Sure, we might have an instinctive sense of how things ought to be. But no one in government or the administrative classes is going to allow us to regain that lost world because all the institutions have been captured, up to and including our future king.
The Prince of Wales has an increasingly obvious green activist loon streak, and doesn’t even want the traditional title ‘Defender of the Faith’ (i.e. the Church of England) but prefers to be Defender of Faith (everything from witchcraft to the Jedi religion, presumably). He’s a big fan of Klaus Schwab’s Great Reset.
But then, the current Archbishop of Canterbury is no better. Nor is the current Prime Minister.

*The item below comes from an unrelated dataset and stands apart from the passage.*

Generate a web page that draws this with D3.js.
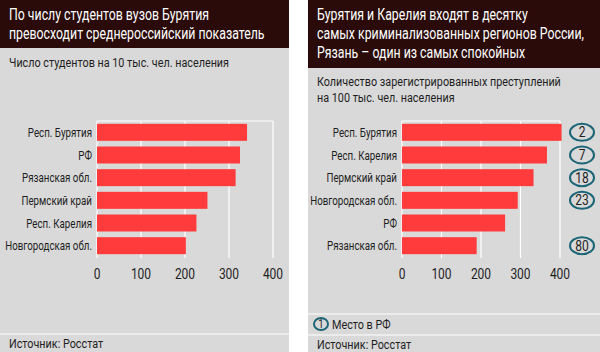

Nor, I fear are any of the people likely to replace him.
Suppose now a commission were to be established along the lines of President Trump’s Advisory 1776 Commission. What do you think it would look like and what would be its conclusions?
Well, I’ll tell you one obvious thing: no one remotely suitable for being on such a commission would be allowed anywhere near it. Historians like David Starkey and Andrew Roberts would be rejected as too right-wing and insufficiently diverse, so instead you’d get a bunch of race-baiting hack pseudo-academics such as you find bloviating in all the newspapers and making unwatchable revisionist documentaries for the BBC.
There’d be no talk of liberty or tradition either. It would all be about nebulous qualities like ‘tolerance’ and ‘sustainability’ and ‘resilience’ and ‘community’.
Britain is lost, I fear. America still has a future. That written constitution has made all the difference.